The chaebol are the channel for Korea’s rapid economic development. Under the military dictatorship of Park Chung-hee in the 1970s and 1980s, the government provided the blueprint for industrial expansion; the chaebol carried it out. Under this system of guided capitalism, the government selected companies for industrial projects, fueled by low-interest loans from state-controlled banks. The reach of chaebol grew to include a broad range of industrial and service businesses protected from foreign competition and enjoying implicit government risk sharing and guarantees. Economically profitable activities wound up in the hands of a limited number of conglomerates.
Chaebol’s highly centralized, autocratic management systems revolved around powerful founding chairmen and their immediate family members. The fate of these chaebol families—the nearest thing Korea has to royalty—is a source of endless public fascination. In several cases, the mantle of chairman is now being passed down to a third generation. The founding chairman’s family typically maintains control of the business through cross ownership, even though its economic stake in the major group companies may have dwindled over time to less than 10 percent in many cases.
By the late 1980s, chaebol dominated Korea’s industrial sector and were especially prevalent in manufacturing, trading, and heavy industry. They had started making strides into global markets, financed through cheap government credit and excessive leveraging. In 1997, on the eve of the Asian financial crisis, the debt-to-equity ratio of the top 30 chaebol exceeded 530 percent, often on short-term loans.

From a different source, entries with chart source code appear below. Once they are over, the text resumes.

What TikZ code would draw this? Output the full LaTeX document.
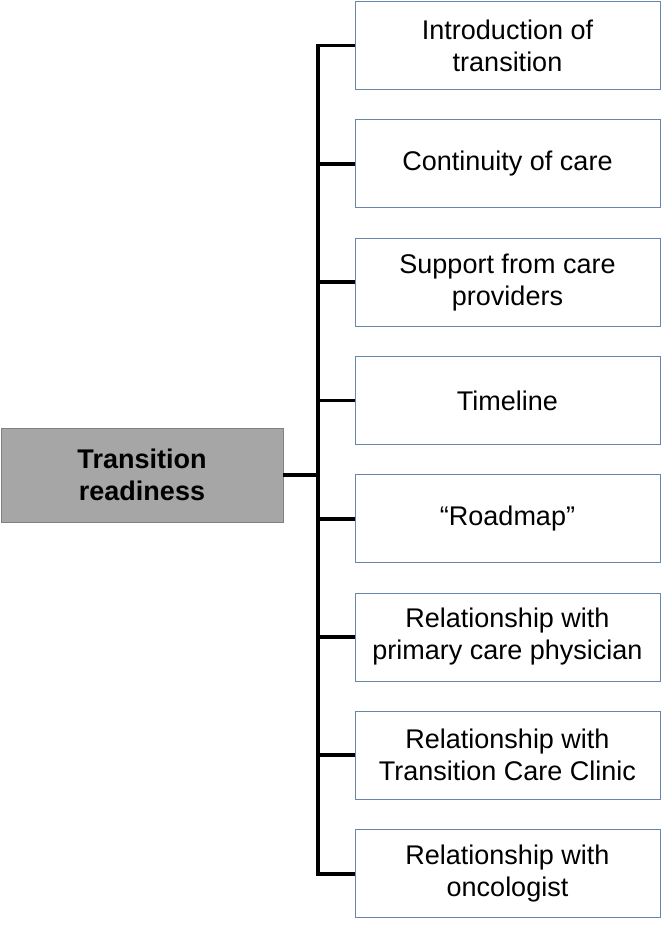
\documentclass[tikz,border=0pt]{standalone}
\usepackage{fontspec}
\setmainfont{Liberation Sans}
\usetikzlibrary{positioning}

\definecolor{boxedge}{RGB}{105,135,170}
\definecolor{rootfill}{RGB}{166,166,166}
\definecolor{rootedge}{RGB}{128,128,128}

\begin{document}
\begin{tikzpicture}[x=1pt, y=-1pt,
    topic/.style={draw=boxedge, line width=0.9pt, fill=white, minimum width=305pt,
        minimum height=88pt, inner sep=0pt, align=center,
        font=\fontsize{27}{32}\selectfont},
    rootbox/.style={draw=rootedge, line width=0.9pt, fill=rootfill, minimum width=282pt,
        minimum height=94pt, inner sep=0pt, align=center,
        font=\fontsize{27}{32}\selectfont\bfseries},
    link/.style={line width=3.8pt, line join=miter}]

    % Moldura
    \useasboundingbox (0,0) rectangle (664,925);

    % Nó central
    \node[rootbox] (root) at (142,475) {Transition\\readiness};

    % Caixas da direita
    \def\Bx{507.5}   % centro horizontal
    \def\By{45.5}    % centro da primeira caixa
    \def\Bd{118.3}   % distância entre caixas
    \foreach \i/\txt in {1/{Introduction of\\transition},
                         2/{Continuity of care},
                         3/{Support from care\\providers},
                         4/{Timeline},
                         5/{“Roadmap”},
                         6/{Relationship with\\primary care physician},
                         7/{Relationship with\\Transition Care Clinic},
                         8/{Relationship with\\oncologist}}
        \node[topic] (b\i) at (\Bx,{\By+(\i-1)*\Bd}) {\txt};

    % Tronco vertical
    \coordinate (spine) at (318,0);
    \draw[link] (b1.west) -- (b1.west -| spine) -- (b8.west -| spine) -- (b8.west);

    % Ramos
    \foreach \i in {2,...,7}
        \draw[link] (b\i.west -| spine) -- (b\i.west);
    \draw[link] (root.east) -- (root.east -| spine);

\end{tikzpicture}
\end{document}
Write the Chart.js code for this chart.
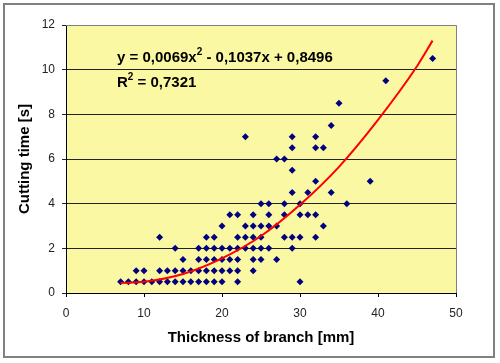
<!DOCTYPE html>
<html>
<head>
<meta charset="utf-8">
<script src="https://cdn.jsdelivr.net/npm/chart.js@4.4.0/dist/chart.umd.min.js"></script>
<style>
  html, body { margin: 0; padding: 0; background: #fff; }
  #wrap { width: 500px; height: 363px; }
</style>
</head>
<body>
<div id="wrap"><canvas id="chart" width="500" height="363"></canvas></div>
<script>
// measured points: thickness of branch [mm] vs cutting time [s]
const thickness = [
  7, 8, 9, 10, 11, 12, 13, 14, 15, 16, 17, 18, 19, 20, 22, 30,
  9, 10, 12, 13, 14, 15, 16, 17, 18, 19, 20, 21, 22, 24,
  15, 17, 18, 19, 20, 21, 22, 24, 25, 27,
  14, 17, 18, 19, 20, 21, 22, 23, 24, 25, 26, 29,
  12, 18, 19, 22, 23, 24, 25, 28, 29, 30, 32,
  20, 23, 24, 25, 26, 27, 33,
  21, 22, 24, 26, 28, 30, 31, 32,
  25, 26, 28, 30, 36,
  29, 31, 34,
  32, 39,
  29,
  27, 28,
  29, 32, 33,
  23, 29, 32,
  34, 35, 41, 47
];
const cuttingTime = [
  0.5, 0.5, 0.5, 0.5, 0.5, 0.5, 0.5, 0.5, 0.5, 0.5, 0.5, 0.5, 0.5, 0.5, 0.5, 0.5,
  1, 1, 1, 1, 1, 1, 1, 1, 1, 1, 1, 1, 1, 1,
  1.5, 1.5, 1.5, 1.5, 1.5, 1.5, 1.5, 1.5, 1.5, 1.5,
  2, 2, 2, 2, 2, 2, 2, 2, 2, 2, 2, 2,
  2.5, 2.5, 2.5, 2.5, 2.5, 2.5, 2.5, 2.5, 2.5, 2.5, 2.5,
  3, 3, 3, 3, 3, 3, 3,
  3.5, 3.5, 3.5, 3.5, 3.5, 3.5, 3.5, 3.5,
  4, 4, 4, 4, 4,
  4.5, 4.5, 4.5,
  5, 5,
  5.5,
  6, 6,
  6.5, 6.5, 6.5,
  7, 7, 7,
  7.5, 8.5, 9.5, 10.5
];

// trend line (polynomial)
const trendX = [7, 10, 15, 20, 25, 30, 35, 40, 45, 47];
const trendY = [0.45, 0.5, 0.85, 1.55, 2.55, 3.95, 5.65, 7.75, 10.15, 11.3];

const xTicks = [0, 10, 20, 30, 40, 50];
const yTicks = [0, 2, 4, 6, 8, 10, 12];

const eqLine = ["y = 0,0069x", "2", " - 0,1037x + 0,8496"];
const r2Line = ["R", "2", " = 0,7321"];

const points = thickness.map((x, i) => ({ x: x, y: cuttingTime[i] }));
const trend = trendX.map((x, i) => ({ x: x, y: trendY[i] }));

const FONT = "Arial, 'Liberation Sans', sans-serif";

// frame, plot background, equation
const excelLook = {
  id: "excelLook",
  beforeDraw(chart) {
    const ctx = chart.ctx;
    const a = chart.chartArea;
    ctx.save();
    ctx.fillStyle = "#fff";
    ctx.fillRect(0, 0, chart.width, chart.height);
    ctx.strokeStyle = "#808080";
    ctx.lineWidth = 2;
    ctx.strokeRect(4, 4, 490, 353);
    ctx.fillStyle = "#fbf8a3";
    ctx.fillRect(a.left, a.top, a.right - a.left, a.bottom - a.top);
    ctx.restore();
  },
  afterDraw(chart) {
    const ctx = chart.ctx;
    const a = chart.chartArea;
    ctx.save();
    ctx.strokeStyle = "#808080";
    ctx.lineWidth = 1;
    ctx.beginPath();
    ctx.moveTo(a.left, a.top + 0.5);
    ctx.lineTo(a.right + 0.5, a.top + 0.5);
    ctx.lineTo(a.right + 0.5, a.bottom);
    ctx.stroke();

    function drawParts(parts, x, y) {
      parts.forEach((p, i) => {
        if (i === 1) {
          ctx.font = "bold 10px " + FONT;
          ctx.fillText(p, x, y - 7);
        } else {
          ctx.font = "bold 15px " + FONT;
          ctx.fillText(p, x, y);
        }
        x += ctx.measureText(p).width;
      });
    }
    ctx.fillStyle = "#000";
    ctx.textBaseline = "alphabetic";
    drawParts(eqLine, 117, 62);
    drawParts(r2Line, 117, 87);
    ctx.restore();
  }
};

new Chart(document.getElementById("chart"), {
  type: "scatter",
  data: {
    datasets: [
      {
        label: "Cutting time",
        data: points,
        pointStyle: "rectRot",
        pointRadius: 3.5,
        pointBackgroundColor: "#000080",
        pointBorderColor: "#000080",
        pointBorderWidth: 0,
        showLine: false,
        order: 2
      },
      {
        label: "Trend",
        data: trend,
        showLine: true,
        borderColor: "#ff0000",
        borderWidth: 2,
        pointRadius: 0,
        tension: 0.4,
        cubicInterpolationMode: "monotone",
        order: 1
      }
    ]
  },
  options: {
    responsive: false,
    animation: false,
    layout: { padding: { top: 25, right: 44, left: 0, bottom: 0 } },
    plugins: {
      legend: { display: false },
      tooltip: { enabled: false }
    },
    scales: {
      x: {
        type: "linear",
        min: 0,
        max: 50,
        afterBuildTicks(scale) {
          scale.ticks = xTicks.map((v) => ({ value: v }));
        },
        afterFit(scale) {
          scale.height = 70;
        },
        grid: {
          drawOnChartArea: false,
          drawTicks: true,
          tickLength: 4,
          color: "#000"
        },
        border: { color: "#000", width: 1 },
        ticks: {
          padding: 9,
          color: "#222",
          font: { family: FONT, size: 12 }
        },
        title: {
          display: true,
          text: "Thickness of branch [mm]",
          color: "#000",
          padding: 16,
          font: { family: FONT, size: 15, weight: "bold" }
        }
      },
      y: {
        type: "linear",
        min: 0,
        max: 12,
        afterBuildTicks(scale) {
          scale.ticks = yTicks.map((v) => ({ value: v }));
        },
        afterFit(scale) {
          scale.width = 66;
        },
        grid: {
          color: "#222",
          lineWidth: 1,
          drawTicks: true,
          tickLength: 4
        },
        border: { color: "#000", width: 1 },
        ticks: {
          padding: 7,
          color: "#222",
          font: { family: FONT, size: 12 }
        },
        title: {
          display: true,
          text: "Cutting time [s]",
          color: "#000",
          padding: 16,
          font: { family: FONT, size: 15, weight: "bold" }
        }
      }
    }
  },
  plugins: [excelLook]
});
</script>
</body>
</html>
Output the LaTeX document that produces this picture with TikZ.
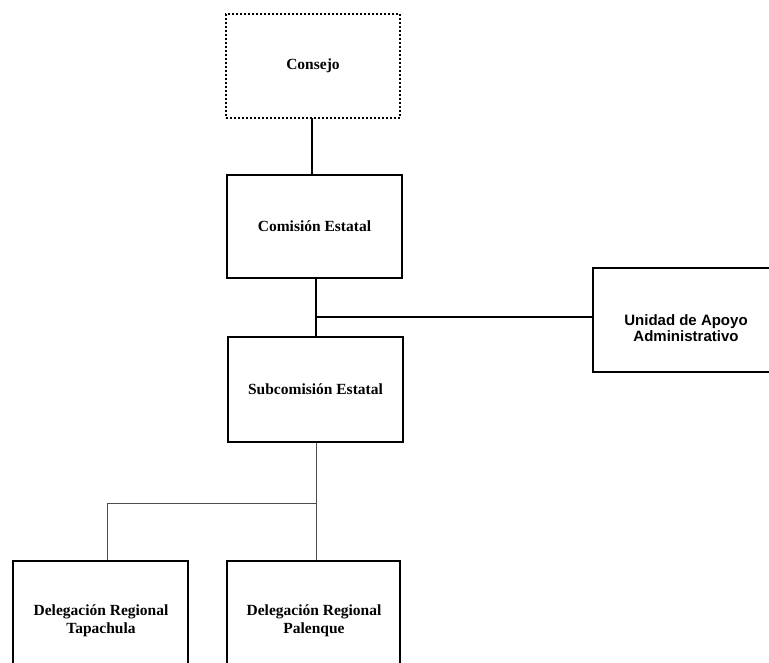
\documentclass[tikz,border=0pt]{standalone}
\usepackage{fontspec}
\setmainfont{Liberation Serif}
\newfontfamily\unisans{Liberation Sans}
\begin{document}
\begin{tikzpicture}[x=1pt,y=-1pt,
  orgbox/.style={draw=black, line width=2pt, fill=white, inner sep=0pt, align=center,
    font=\fontsize{15.5}{18}\selectfont\bfseries},
  orgtext/.style={inner sep=0pt, align=center, font=\fontsize{15.5}{18}\selectfont\bfseries},
  thickcon/.style={draw=black, line width=1.8pt},
  thincon/.style={draw=black!70, line width=1pt}]
\fill[white] (0,0) rectangle (769,662);
\useasboundingbox (0,0) rectangle (769,662);
\clip (0,0) rectangle (769,662);
\node[orgbox, dotted, line width=2.2pt, minimum width=174pt, minimum height=104pt] (consejo) at (313,66) {Consejo};
\node[orgbox, minimum width=175pt, minimum height=103pt] (comision) at (314.5,226.5) {Comisión Estatal};
\node[orgbox, minimum width=188pt, minimum height=104pt] (unidad) at (687,320) {};
\node[orgtext, font=\fontsize{15}{16.5}\selectfont\unisans\bfseries] (unidadtxt) at (686,328) {Unidad de Apoyo\\Administrativo};
\node[orgbox, minimum width=175pt, minimum height=105pt] (subcom) at (315.5,389.5) {Subcomisión Estatal};
\node[orgbox, minimum width=175pt, minimum height=106pt] (tapachula) at (100.5,614) {};
\node[orgtext] (tapachulatxt) at (101,621) {Delegación Regional\\Tapachula};
\node[orgbox, minimum width=173pt, minimum height=106pt] (palenque) at (313.5,614) {};
\node[orgtext] (palenquetxt) at (314,621) {Delegación Regional\\Palenque};
\coordinate (j1) at (316,317);
\coordinate (j2) at (316,503);
\coordinate (j3) at (107,503);
\coordinate (c0) at (312,118);
\draw[thickcon] (c0) -- (c0 |- comision.north);
\draw[thickcon] (comision.south -| j1) -- (subcom.north -| j1);
\draw[thickcon] (j1) -- (j1 -| unidad.west);
\draw[thincon] (subcom.south -| j2) -- (palenque.north -| j2);
\draw[thincon] (j2) -- (j3) -- (j3 |- tapachula.north);
\end{tikzpicture}
\end{document}
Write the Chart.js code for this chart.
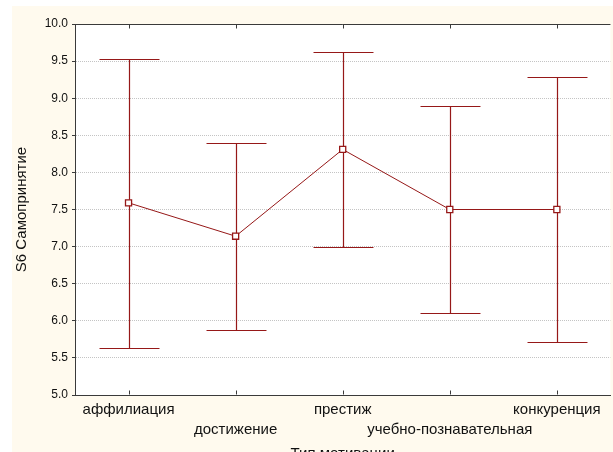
<!DOCTYPE html>
<html>
<head>
<meta charset="utf-8">
<script src="https://cdn.jsdelivr.net/npm/chart.js@4"></script>
<style>
    html, body { margin: 0; padding: 0; background: #ffffff; overflow: hidden; width: 613px; height: 452px; }
    #wrap { position: absolute; left: 12px; top: 6px; width: 604px; height: 461px; background: #fffaee; }
</style>
</head>
<body>
<div id="wrap"><canvas id="chart" width="604" height="461"></canvas></div>
<script>
const categories = ['аффилиация', 'достижение', 'престиж', 'учебно-познавательная', 'конкуренция'];
const means = [7.59, 7.14, 8.31, 7.50, 7.50];
const upper = [9.53, 8.40, 9.62, 8.89, 9.29];
const lower = [5.64, 5.88, 6.99, 6.10, 5.71];
const yTicks = [5.0, 5.5, 6.0, 6.5, 7.0, 7.5, 8.0, 8.5, 9.0, 9.5, 10.0];

(function () {
    const lineColor = '#961818';
    const frameColor = '#3a3a3a';
    const fontFamily = "'Liberation Sans', Arial, sans-serif";

    // white plot area, error bars under the markers
    const errorBars = {
        id: 'errorBars',
        beforeDraw(chart) {
            const { ctx, chartArea } = chart;
            ctx.save();
            ctx.fillStyle = '#ffffff';
            ctx.fillRect(chartArea.left, chartArea.top, chartArea.right - chartArea.left, chartArea.bottom - chartArea.top);
            ctx.restore();
        },
        beforeDatasetsDraw(chart) {
            const { ctx, scales } = chart;
            const x = scales.x;
            const y = scales.y;
            const half = (x.width / categories.length) * 0.28;
            ctx.save();
            ctx.strokeStyle = lineColor;
            ctx.lineWidth = 1.2;
            categories.forEach((c, i) => {
                const px = Math.round(x.getPixelForValue(i)) + 0.5;
                const top = Math.round(y.getPixelForValue(upper[i])) + 0.5;
                const bot = Math.round(y.getPixelForValue(lower[i])) + 0.5;
                ctx.beginPath();
                ctx.moveTo(px, top);
                ctx.lineTo(px, bot);
                ctx.moveTo(px - half, top);
                ctx.lineTo(px + half, top);
                ctx.moveTo(px - half, bot);
                ctx.lineTo(px + half, bot);
                ctx.stroke();
            });
            ctx.restore();
        },
        afterDraw(chart) {
            const { ctx, chartArea, scales } = chart;
            ctx.save();
            ctx.strokeStyle = frameColor;
            ctx.lineWidth = 1;
            ctx.beginPath();
            const t = Math.round(chartArea.top) + 0.5;
            const b = Math.round(chartArea.bottom) - 0.5;
            ctx.moveTo(chartArea.left, t);
            ctx.lineTo(chartArea.right, t);
            categories.forEach((c, i) => {
                const px = Math.round(scales.x.getPixelForTick(i)) + 0.5;
                ctx.moveTo(px, t);
                ctx.lineTo(px, t + 4);
                ctx.moveTo(px, b);
                ctx.lineTo(px, b - 4);
            });
            ctx.stroke();
            ctx.restore();
        },
    };

    new Chart(document.getElementById('chart').getContext('2d'), {
        type: 'line',
        data: {
            labels: categories,
            datasets: [
                {
                    data: means,
                    borderColor: lineColor,
                    borderWidth: 1,
                    tension: 0,
                    pointStyle: 'rect',
                    pointRadius: 4.3,
                    pointBorderWidth: 1.3,
                    pointBackgroundColor: '#ffffff',
                    pointBorderColor: lineColor,
                    fill: false,
                },
            ],
        },
        options: {
            responsive: false,
            devicePixelRatio: 1,
            animation: false,
            layout: { padding: { top: 18, left: 0, right: 0, bottom: 0 } },
            plugins: {
                legend: { display: false },
                tooltip: { enabled: false },
            },
            scales: {
                x: {
                    type: 'category',
                    offset: true,
                    grid: { display: true, drawOnChartArea: false, drawTicks: false },
                    border: { display: true, color: frameColor, width: 1 },
                    ticks: {
                        autoSkip: false,
                        maxRotation: 0,
                        padding: 5,
                        color: '#111111',
                        font: { family: fontFamily, size: 15, lineHeight: 1.333 },
                        callback: (v, i) => (i % 2 === 0 ? [categories[i]] : ['', categories[i]]),
                    },
                    title: {
                        display: true,
                        text: 'Тип мотивации',
                        color: '#111111',
                        font: { family: fontFamily, size: 15 },
                        padding: { top: 0, bottom: 4 },
                    },
                    afterFit: (scale) => {
                        scale.height = 72;
                        scale.paddingLeft = 0;
                        scale.paddingRight = 0;
                    },
                },
                y: {
                    min: 5,
                    max: 10,
                    afterBuildTicks: (scale) => {
                        scale.ticks = yTicks.map((v) => ({ value: v }));
                    },
                    grid: {
                        color: '#c4c4c4',
                        tickColor: frameColor,
                        tickLength: 3,
                        lineWidth: 1,
                    },
                    border: { display: true, color: frameColor, width: 1, dash: [1, 1] },
                    ticks: {
                        padding: 4,
                        color: '#111111',
                        font: { family: fontFamily, size: 12 },
                        callback: (v) => Number(v).toFixed(1),
                    },
                    title: {
                        display: true,
                        text: 'S6 Самопринятие',
                        color: '#111111',
                        font: { family: fontFamily, size: 15 },
                        padding: { top: 1, bottom: 0 },
                    },
                    afterFit: (scale) => {
                        scale.width = 63;
                    },
                },
            },
        },
        plugins: [errorBars],
    });
})();
</script>
</body>
</html>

But that level of debt proved too much for many of them. The crisis heralded the demise of about half of the top 30 conglomerates. The surviving firms have drastically reduced their overall short-term and long-term debt financing, and, among the top 30 groups, new intragroup guarantees are no longer permitted and existing ones have been eliminated.
Koreans are deeply ambivalent about these homespun engines of growth. The egalitarian instincts of Koreans mean they have a deep suspicion of the controlling family’s accumulation of wealth, but they also remain proud of the global success of the chaebol. They recognize that the fate of the country’s export-driven economy hinges on the fate of the giant conglomerates—to such an extent that threats to rein in their influence and power are regularly met with warnings of dire consequences for the economy.